State how many lines in the listing below include the word "chart". Give nothing but the number.

__SOURCE DATA__
—————

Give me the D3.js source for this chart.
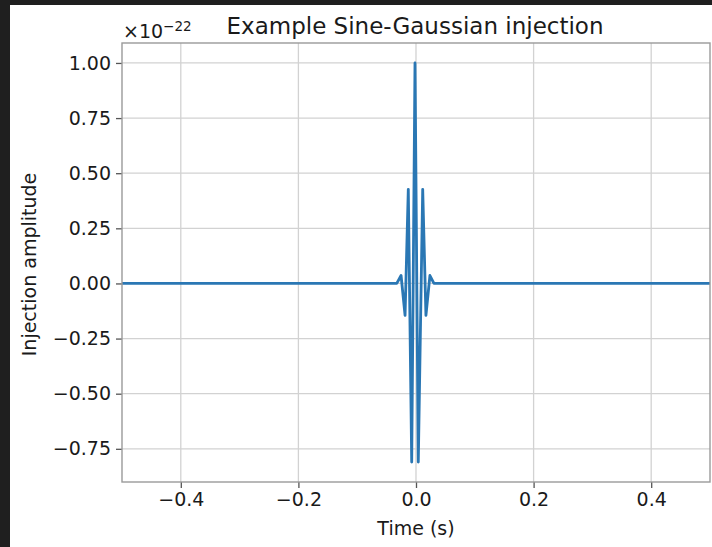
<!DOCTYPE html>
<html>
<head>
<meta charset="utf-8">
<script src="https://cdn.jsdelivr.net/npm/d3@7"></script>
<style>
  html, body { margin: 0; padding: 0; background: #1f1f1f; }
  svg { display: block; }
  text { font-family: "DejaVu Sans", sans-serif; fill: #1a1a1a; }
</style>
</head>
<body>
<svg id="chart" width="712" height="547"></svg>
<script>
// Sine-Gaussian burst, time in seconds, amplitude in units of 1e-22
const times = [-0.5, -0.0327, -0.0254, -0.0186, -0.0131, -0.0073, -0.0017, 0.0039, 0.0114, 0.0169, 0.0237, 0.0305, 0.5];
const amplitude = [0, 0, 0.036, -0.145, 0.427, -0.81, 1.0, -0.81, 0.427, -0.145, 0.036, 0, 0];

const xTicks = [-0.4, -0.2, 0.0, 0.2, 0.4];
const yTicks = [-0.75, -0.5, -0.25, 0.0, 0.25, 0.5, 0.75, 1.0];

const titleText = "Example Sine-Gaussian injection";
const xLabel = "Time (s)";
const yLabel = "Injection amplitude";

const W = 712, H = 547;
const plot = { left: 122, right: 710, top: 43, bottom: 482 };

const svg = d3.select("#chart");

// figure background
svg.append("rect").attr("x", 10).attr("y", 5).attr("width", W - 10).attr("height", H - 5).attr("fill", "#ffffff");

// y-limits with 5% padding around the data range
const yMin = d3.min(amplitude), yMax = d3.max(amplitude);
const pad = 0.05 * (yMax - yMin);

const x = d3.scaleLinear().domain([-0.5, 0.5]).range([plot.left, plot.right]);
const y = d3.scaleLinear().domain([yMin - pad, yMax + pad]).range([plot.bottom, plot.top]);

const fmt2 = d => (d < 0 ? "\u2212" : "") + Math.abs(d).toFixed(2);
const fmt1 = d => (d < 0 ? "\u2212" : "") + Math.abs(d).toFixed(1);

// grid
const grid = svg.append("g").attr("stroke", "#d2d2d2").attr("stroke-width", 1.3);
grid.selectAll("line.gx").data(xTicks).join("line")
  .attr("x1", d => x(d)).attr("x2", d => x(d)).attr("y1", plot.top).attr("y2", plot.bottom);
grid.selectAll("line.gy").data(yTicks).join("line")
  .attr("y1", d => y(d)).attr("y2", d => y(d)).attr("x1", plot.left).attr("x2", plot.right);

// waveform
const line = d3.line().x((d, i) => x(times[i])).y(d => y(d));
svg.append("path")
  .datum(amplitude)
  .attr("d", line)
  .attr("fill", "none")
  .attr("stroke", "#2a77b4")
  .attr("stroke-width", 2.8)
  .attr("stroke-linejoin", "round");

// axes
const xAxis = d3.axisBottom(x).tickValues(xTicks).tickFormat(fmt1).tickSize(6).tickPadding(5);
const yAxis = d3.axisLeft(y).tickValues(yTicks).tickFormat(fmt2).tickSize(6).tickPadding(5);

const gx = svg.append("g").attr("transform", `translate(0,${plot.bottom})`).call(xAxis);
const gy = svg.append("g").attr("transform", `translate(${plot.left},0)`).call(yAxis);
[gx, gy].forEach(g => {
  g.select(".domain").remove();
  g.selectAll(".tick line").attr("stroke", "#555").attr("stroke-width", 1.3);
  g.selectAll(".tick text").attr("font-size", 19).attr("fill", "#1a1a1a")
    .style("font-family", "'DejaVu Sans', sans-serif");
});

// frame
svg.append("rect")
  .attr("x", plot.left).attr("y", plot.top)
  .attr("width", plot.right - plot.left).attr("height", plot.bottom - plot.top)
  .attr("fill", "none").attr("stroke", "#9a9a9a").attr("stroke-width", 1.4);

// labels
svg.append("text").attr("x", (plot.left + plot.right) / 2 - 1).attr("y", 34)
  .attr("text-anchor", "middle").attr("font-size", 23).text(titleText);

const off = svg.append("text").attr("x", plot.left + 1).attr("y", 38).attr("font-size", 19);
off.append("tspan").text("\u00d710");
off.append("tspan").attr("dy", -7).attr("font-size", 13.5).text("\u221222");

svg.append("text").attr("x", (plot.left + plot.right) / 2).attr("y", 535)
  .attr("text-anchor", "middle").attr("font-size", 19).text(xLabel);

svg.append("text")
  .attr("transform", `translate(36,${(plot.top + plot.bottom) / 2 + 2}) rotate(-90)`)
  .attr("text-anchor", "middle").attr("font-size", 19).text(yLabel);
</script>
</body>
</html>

—————

__WRITTEN SOLUTION__
3